In addition to the president’s own tweets falsely declaring he won an election he lost, Trump supporters are also refusing to concede defeat and questioning the legitimacy of the results in places he lost. With perhaps 70 percent of Republican voters believing the election was illegitimate and thousands of far right extremists swarming on Washington, D.C., last Saturday, we must worry both about the spread of this misinformation and its effects.
Similar circumstances following the 1872 election in Louisiana led not only to the Colfax Massacre and the White League attempt to overthrow the state government, but also to a wave of assassinations and smaller coups that ousted local officials. These grew from a vast and sophisticated misinformation network — similar to the conservative media ecosystem today — though which White vigilantes waged a massive terrorist campaign and inaugurated a century of white supremacist rule.
The election of 1872 came at a pivotal moment in Louisiana. The state had ratified a constitution in 1868 that enfranchised Black men, created integrated public schools and outlawed discrimination. White supremacists, who just years before had fought and died to maintain slavery, responded by massacring Black voters in Bossier, St. Bernard and St. Landry Parishes. They plotted a mass voter suppression and fraud effort to overturn the fledgling interracial democracy in the coming election of 1872. The Grant administration ultimately tossed out these results and installed William Pitt Kellogg as the governor of the state, who probably had the support of a majority coalition of Black and White leftists.
Yet, after having rigged the election through widespread fraud, intimidation and violence, White conservatives refused to accept defeat and set up a shadow government headed by losing gubernatorial candidate John McEnery. They used the conservative press to threaten Black officeholders and eventually created their own paper, the New Orleans Bulletin, to coordinate attacks by their paramilitary arm, the White League.

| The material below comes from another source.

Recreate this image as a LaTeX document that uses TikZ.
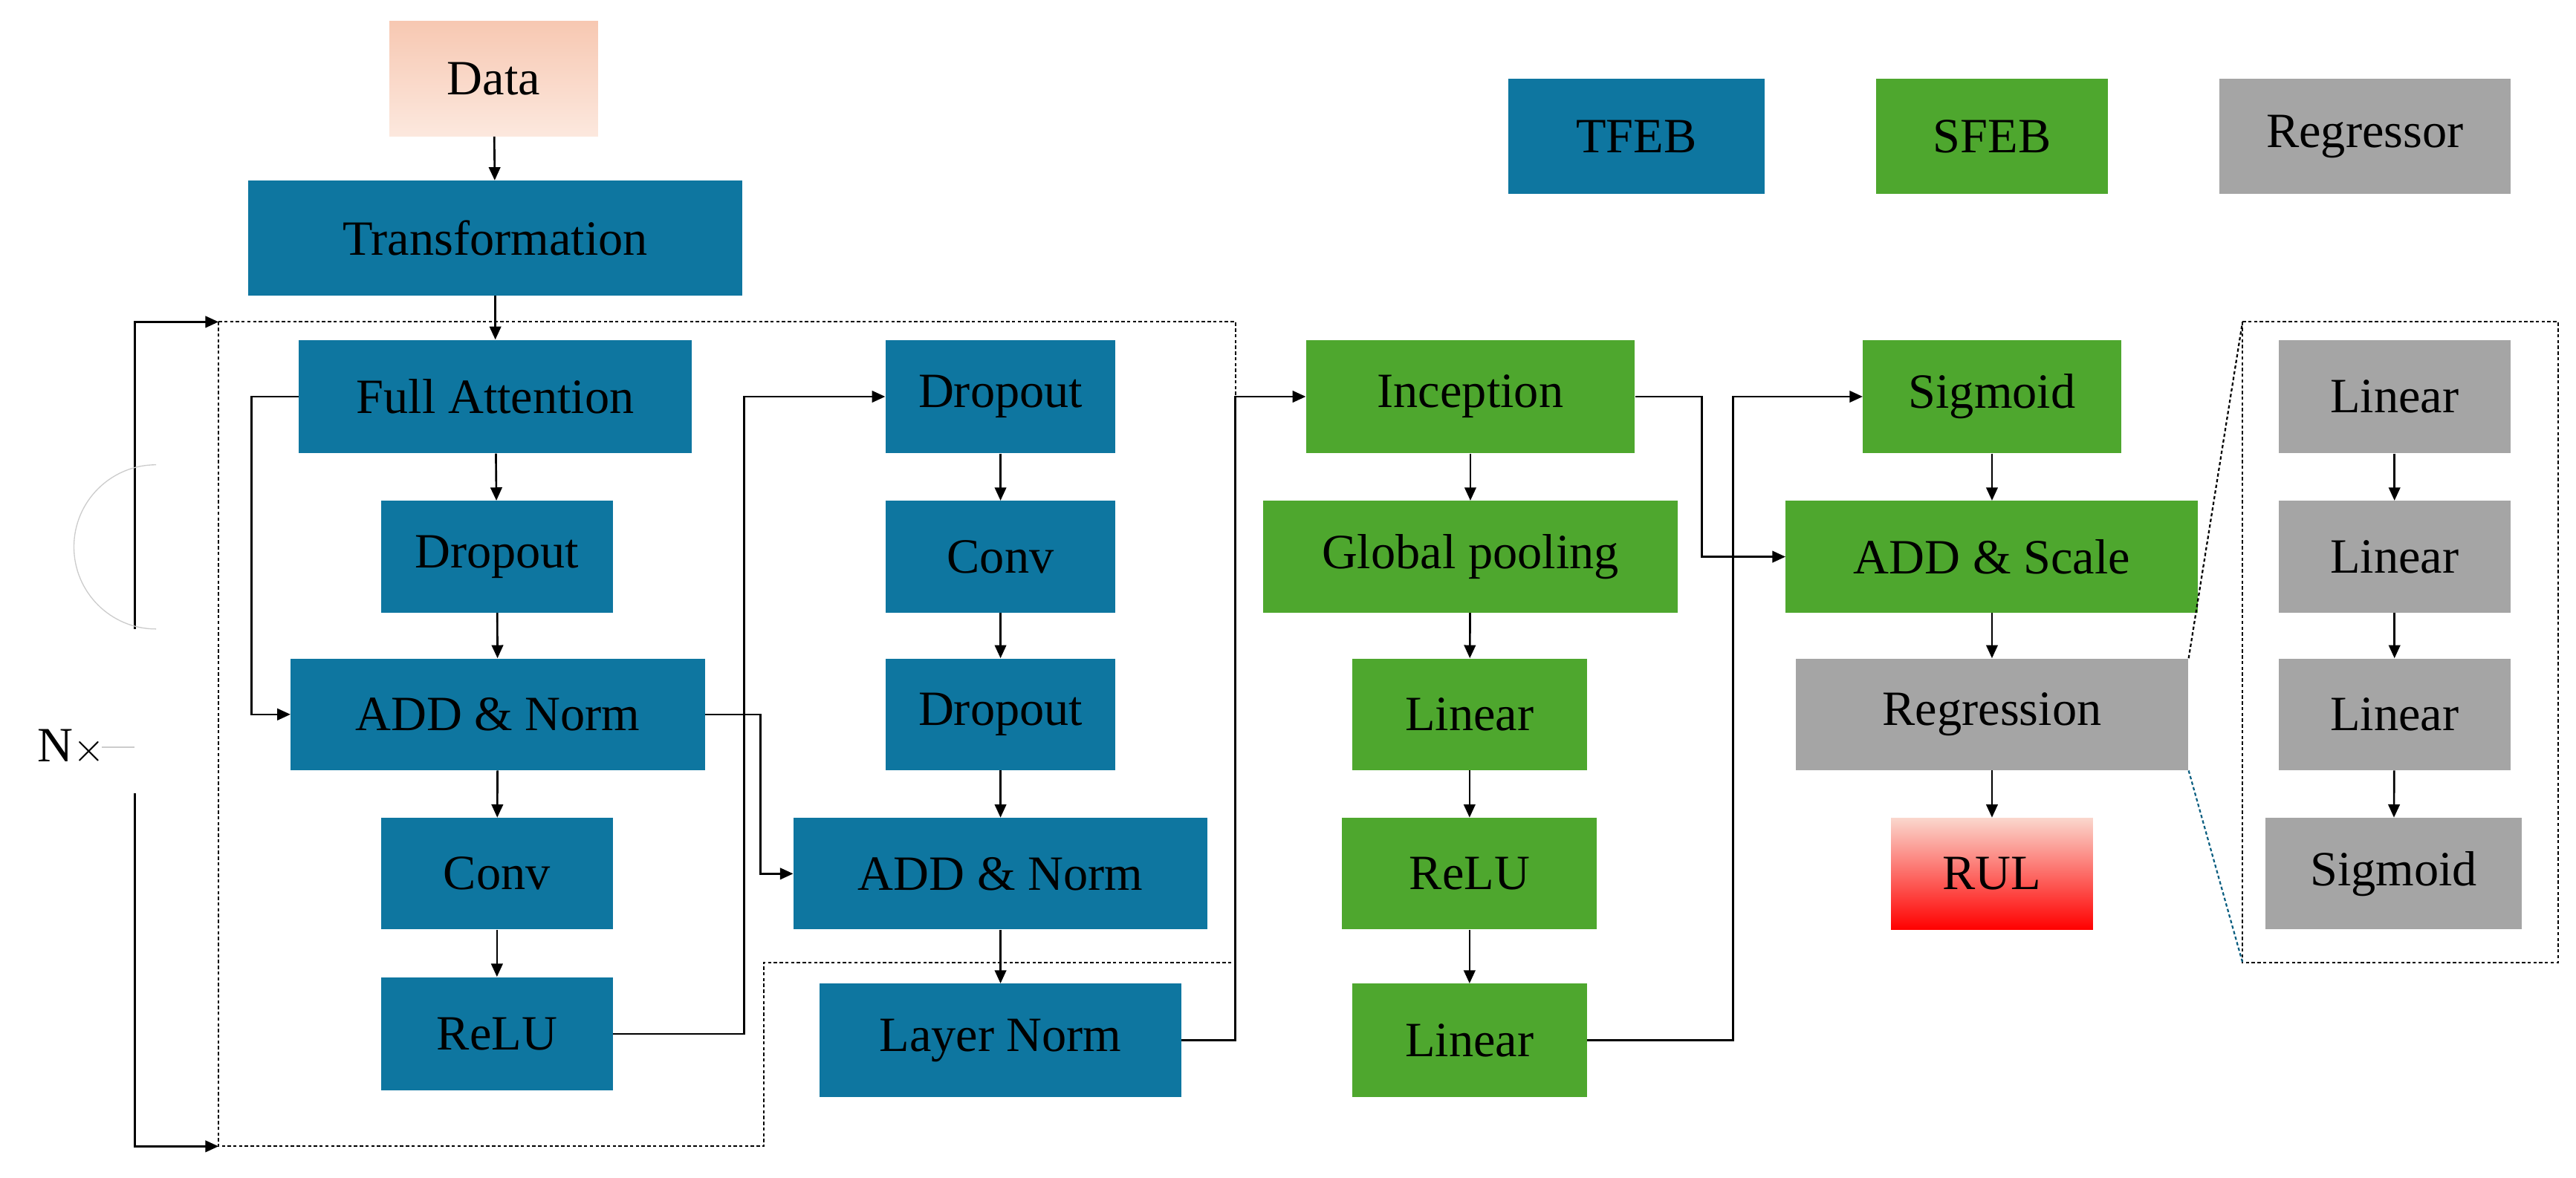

Much like today’s right-wing media, the Bulletin printed wild conspiracy theories and misinformation. For example, they spread rumors of a Black League that aimed to murder White Louisianans. No such organization existed. Instead, just as today’s white supremacists spread lies that antifa plans to murder White babies, the Bulletin designed this misinformation to drive White League recruitment efforts and to justify their crimes. The Bulletin argued “there is no longer any government in Louisiana but an organized anarchy” — eerily similar to the Trump administration’s bizarre designation of “anarchist jurisdictions” — a premise it used to launch its attempt to overthrow the state government on Sept. 14, 1874.